In these pages the history is not of the Arab movement, but of me in it. It is a narrative of daily life, mean happenings, little people. Here are no lessons for the world, no disclosures to shock people. It is filled with trivial things, partly that no one mistake for history the bones from which some day a man may make history, and partly for the pleasure it gave me to recall the fellowship of the revolt. We were fond together, because of the sweep of the open places, the taste of wide winds, the sunlight, and the hopes in which we worked. The morning freshness of the world-to-be intoxicated us. We were wrought up with ideas inexpressible and vaporous, but to be fought for. We lived many lives in those whirling campaigns, never sparing ourselves: yet when we achieved and the new world dawned, the old men came out again and took our victory to re-make in the likeness of the former world they knew. Youth could win, but had not learned to keep: and it was pitiably weak against age. We stammered that we had worked for a new heaven and a new earth, and they thanked us kindly and made their peace.
All men dream: but not equally. Those who dream by night in the dusty recesses of their minds wake up in the day to find that it was a vanity: but the dreamers of the day are dangerous men, for they may act their dreams with open eyes, to make it possible. This I did. I meant to make a new nation, to restore a lost influence, to give twenty million of Semites the foundations on which to build an inspired dream-palace of their national thoughts. So high an aim called out the inherent nobility of their minds, and made them play a generous part in events: but when we won it, it was charged against me that the British petrol royalties in Mesopotamia were become dubious, and French Colonial policy ruined in the Levant.
I am afraid that I hope so. We pay for these things too much in honour and in innocent lives. I went up the Tigris with one hundred Devon Territorials, young clean, delightful fellows, full of the power of happiness and of making women children and glad. By them one saw vividly how great it was to be their kin, and English. And we were casting them by thousands into the fire to the worst of deaths, not to win the war but that corn and rice and oil of Mesopotamia might be ours. The only need was to defeat our enemies (Turkey among them), and this was at last done in the wisdom of Allenby with less than four hundred killed, by turning to our uses the hands of the oppressed in Turkey. I am proudest of my thirty fights in that I did not have any of our own blood shed. All our subject provinces to me were not worth one dead Englishman.

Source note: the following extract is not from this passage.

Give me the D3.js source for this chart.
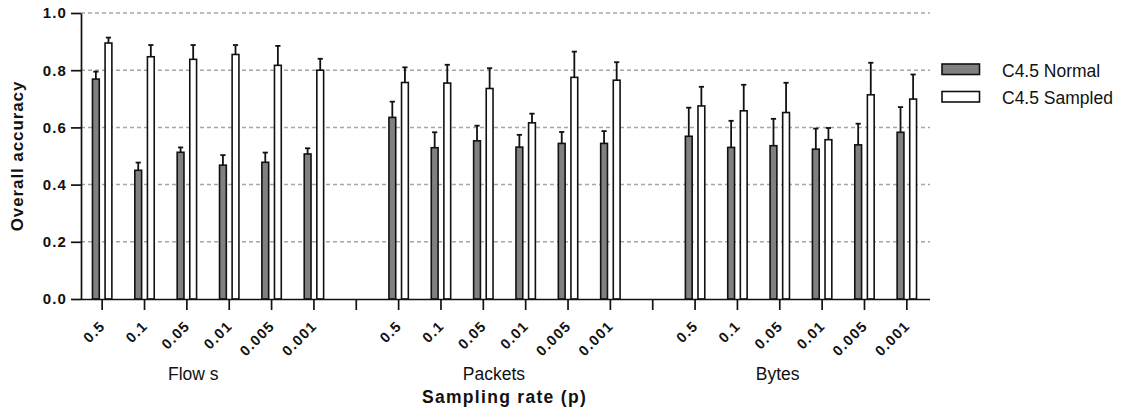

For my work on the Arab front I had determined to accept nothing. The Cabinet raised the Arabs to fight for us by definite promises of self-government afterwards. Arabs believe in persons, not in institutions. They saw in me a free agent of the British Government, and demanded from me an endorsement of its written promises. So I had to join the conspiracy, and, for what my word was worth, assured the men of their reward. In our two years’ partnership under fire they grew accustomed to believing me and to think my Government, like myself, sincere. In this hope they performed some fine things but, of course, instead of being proud of what we did together, I was continually and bitterly ashamed.

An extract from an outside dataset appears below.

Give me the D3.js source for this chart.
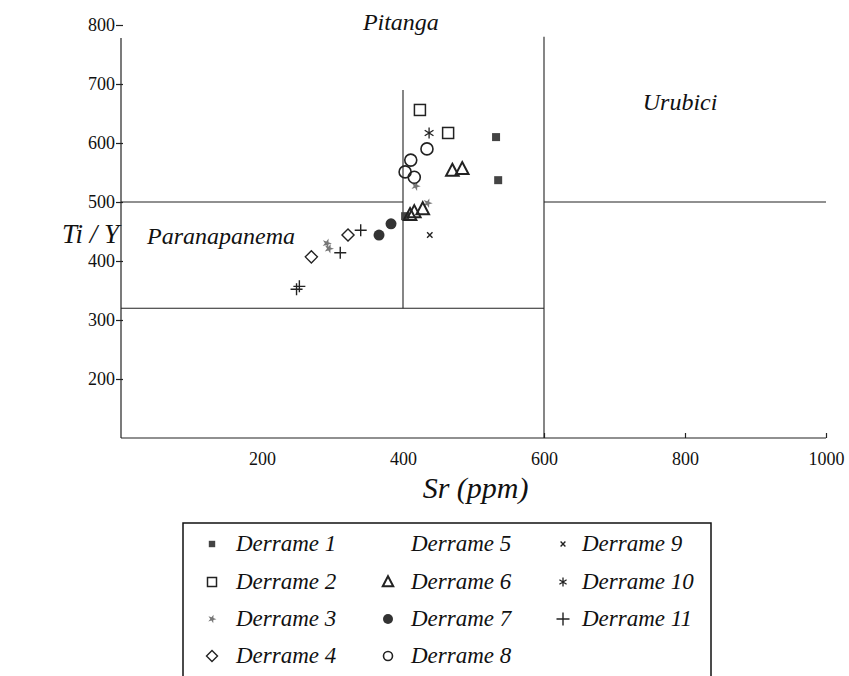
<!DOCTYPE html>
<html><head><meta charset="utf-8">
<script src="https://cdn.jsdelivr.net/npm/d3@7"></script>
<style>body{margin:0;background:#fff}svg{display:block}</style>
</head><body><svg id="c" width="849" height="676"></svg>
<script>
// ---- data ----
const xTicks = [200, 400, 600, 800, 1000];
const yTicks = [200, 300, 400, 500, 600, 700, 800];
const seriesNames = ["Derrame 1","Derrame 2","Derrame 3","Derrame 4","Derrame 5","Derrame 6","Derrame 7","Derrame 8","Derrame 9","Derrame 10","Derrame 11"];
const seriesSymbols = ["fsquare","square","arrow","diamond","none","triangle","fcircle","circle","cross","asterisk","plus"];
// [Sr ppm, Ti/Y]
const derrame1 = [[532,610],[535,537],[403,476]];
const derrame2 = [[424,656],[464,617]];
const derrame3 = [[418,527],[435,498],[292,430],[295,421]];
const derrame4 = [[270,407],[322,444]];
const derrame5 = [];
const derrame6 = [[470,553],[484,556],[410,478],[416,483],[428,488]];
const derrame7 = [[366,444],[383,463]];
const derrame8 = [[434,590],[411,571],[403,551],[416,542]];
const derrame9 = [[438,444]];
const derrame10 = [[437,617]];
const derrame11 = [[249,352],[253,357],[311,414],[340,452]];
// boundary segments [x1,y1,x2,y2] in data units
const boundaries = [[0,500,400,500],[0,320,600,320],[400,320,400,690],[600,100,600,780],[600,500,1000,500]];

const seriesData = [derrame1,derrame2,derrame3,derrame4,derrame5,derrame6,derrame7,derrame8,derrame9,derrame10,derrame11];

// ---- drawing ----
const svg = d3.select("#c");
const x = d3.scaleLinear().domain([0,1000]).range([121,826]);
const y = d3.scaleLinear().domain([100,800]).range([438,25]);
const ink = "#222";
const font = "'Liberation Serif', 'Times New Roman', serif";

// axes lines
svg.append("line").attr("x1",x(0)).attr("x2",x(0)).attr("y1",y(778)).attr("y2",y(100)).attr("stroke",ink).attr("stroke-width",1.2);
svg.append("line").attr("x1",x(0)).attr("x2",x(1000)).attr("y1",y(100)).attr("y2",y(100)).attr("stroke",ink).attr("stroke-width",1.2);

// y ticks
const yAxis = d3.axisLeft(y).tickValues(yTicks).tickSize(0).tickPadding(0).tickFormat(d3.format("d"));
const gy = svg.append("g").attr("transform",`translate(${x(0)-2},0)`).call(yAxis);
gy.select(".domain").remove();
gy.selectAll("text").attr("font-family",font).attr("font-size",18).attr("fill","#111").attr("dx",-4);
gy.selectAll(".tick").append("line").attr("x1",-3).attr("x2",4).attr("stroke",ink).attr("stroke-width",1.2);

// x ticks
const xAxis = d3.axisBottom(x).tickValues(xTicks).tickSize(0).tickPadding(14).tickFormat(d3.format("d"));
const gx = svg.append("g").attr("transform",`translate(0,${y(100)})`).call(xAxis);
gx.select(".domain").remove();
gx.selectAll("text").attr("font-family",font).attr("font-size",18).attr("fill","#111");
gx.selectAll(".tick").filter(d=>d>=600).append("line").attr("y1",0).attr("y2",-5).attr("stroke",ink).attr("stroke-width",1.2);

// boundaries
svg.append("g").selectAll("line").data(boundaries).join("line")
  .attr("x1",d=>x(d[0])).attr("y1",d=>y(d[1])).attr("x2",d=>x(d[2])).attr("y2",d=>y(d[3]))
  .attr("stroke",ink).attr("stroke-width",1.1);

// region labels
function label(t, xx, yy, size, anchor){
  svg.append("text").text(t).attr("x",xx).attr("y",yy).attr("font-family",font).attr("font-style","italic")
    .attr("font-size",size).attr("fill","#111").attr("text-anchor",anchor||"middle");
}
label("Pitanga", x(397), 30, 24);
label("Urubici", x(793), 110, 24);
label("Paranapanema", x(37), 244, 24, "start");
label("Ti / Y", 62, 243, 27, "start");
label("Sr (ppm)", x(503), 498, 30);

// symbols
function drawSym(g, type, s){
  const h = s/2;
  switch(type){
    case "fsquare": g.append("rect").attr("x",-h*0.8).attr("y",-h*0.8).attr("width",s*0.8).attr("height",s*0.8).attr("fill","#444"); break;
    case "square": g.append("rect").attr("x",-h).attr("y",-h).attr("width",s).attr("height",s).attr("fill","none").attr("stroke",ink).attr("stroke-width",1.5); break;
    case "diamond": g.append("path").attr("d",`M0,${-h*1.1}L${h*1.1},0L0,${h*1.1}L${-h*1.1},0Z`).attr("fill","none").attr("stroke",ink).attr("stroke-width",1.4); break;
    case "triangle": g.append("path").attr("d",`M0,${-h*1.15}L${h*1.05},${h*0.85}L${-h*1.05},${h*0.85}Z`).attr("fill","none").attr("stroke",ink).attr("stroke-width",2); break;
    case "fcircle": g.append("circle").attr("r",h).attr("fill","#333"); break;
    case "circle": g.append("circle").attr("r",h).attr("fill","none").attr("stroke",ink).attr("stroke-width",1.6); break;
    case "cross": g.append("path").attr("d",`M${-h*0.6},${-h*0.6}L${h*0.6},${h*0.6}M${h*0.6},${-h*0.6}L${-h*0.6},${h*0.6}`).attr("stroke",ink).attr("stroke-width",1.4); break;
    case "plus": g.append("path").attr("d",`M${-h},0L${h},0M0,${-h}L0,${h}`).attr("stroke",ink).attr("stroke-width",1.4); break;
    case "asterisk": g.append("path").attr("d",`M0,${-h}L0,${h}M${-h*0.8},${-h*0.5}L${h*0.8},${h*0.5}M${-h*0.8},${h*0.5}L${h*0.8},${-h*0.5}`).attr("stroke",ink).attr("stroke-width",1.3); break;
    case "arrow": g.append("path").attr("d",d3.symbol(d3.symbolStar, s*s*0.35)()).attr("fill","#777").attr("transform","rotate(20)"); break;
  }
}
const sizes = {fsquare:10,square:11,arrow:9,diamond:11,triangle:12,fcircle:11,circle:12,cross:9,asterisk:11,plus:12,none:0};
seriesData.forEach((arr,i)=>{
  const type = seriesSymbols[i];
  svg.append("g").selectAll("g").data(arr).join("g")
    .attr("transform",d=>`translate(${x(d[0])},${y(d[1])})`)
    .each(function(){ drawSym(d3.select(this), type, sizes[type]); });
});

// legend
const lg = svg.append("g");
lg.append("rect").attr("x",183).attr("y",523).attr("width",528).attr("height",170).attr("fill","none").attr("stroke","#111").attr("stroke-width",1.5);
const colX = [212, 388, 563], textX = [236, 411, 582];
const rowY = [551, 589, 626, 663];
seriesNames.forEach((n,i)=>{
  const c = Math.floor(i/4), r = i%4;
  const type = seriesSymbols[i];
  const g = lg.append("g").attr("transform",`translate(${colX[c]},${rowY[r]-7})`);
  const ls = {fsquare:8,square:9,arrow:8,diamond:10,triangle:10,fcircle:10,circle:9,cross:8,asterisk:9,plus:13,none:0}[type];
  drawSym(g, type, ls);
  lg.append("text").text(n).attr("x",textX[c]).attr("y",rowY[r]).attr("font-family",font).attr("font-style","italic").attr("font-size",23).attr("fill","#111");
});
</script></body></html>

It was evident from the beginning that if we won the war these promises would be dead paper, and had I been an honest adviser of the Arabs, I would have advised them to go home and not risk their lives fighting for such stuff: but I solved myself with the hope that, by leading these Arabs madly in the final victory, I would establish them, with arms in their hands, in a position assured (if not dominant) that expediency would counsel to the Great Powers a fair settlement of their claims. In other words, I presumed (seeing no other leader with the will and power) that I would survive the campaigns, and be able to defeat not merely the Turks on the battlefield, but my own country and its allies in the council-chamber. It was an immodest presumption: it is not yet clear if I succeeded: but it is clear that I had no shadow of leave to engage the Arabs, unknowing, in such hazard. I risked the fraud, on my conviction that Arab help was necessary to our cheap and speedy victory in the East, and that better we win and break our word than lose.
The dismal of Sir Henry McMahon confirmed my belief in our essential insincerity: but I could not so explain myself to General Wingate while the war lasted, since I was nominally under his orders, and he did not seem sensible of how false his own standing was. The only thing remaining was to refuse rewards for being a successful trickster and, to prevent this unpleasantness arising, I began in my reports to conceal the true stories of things, and to persuade the few Arabs, who knew to an equal reticence. In this book also, for the last time, I mean to be my own judge of what to say.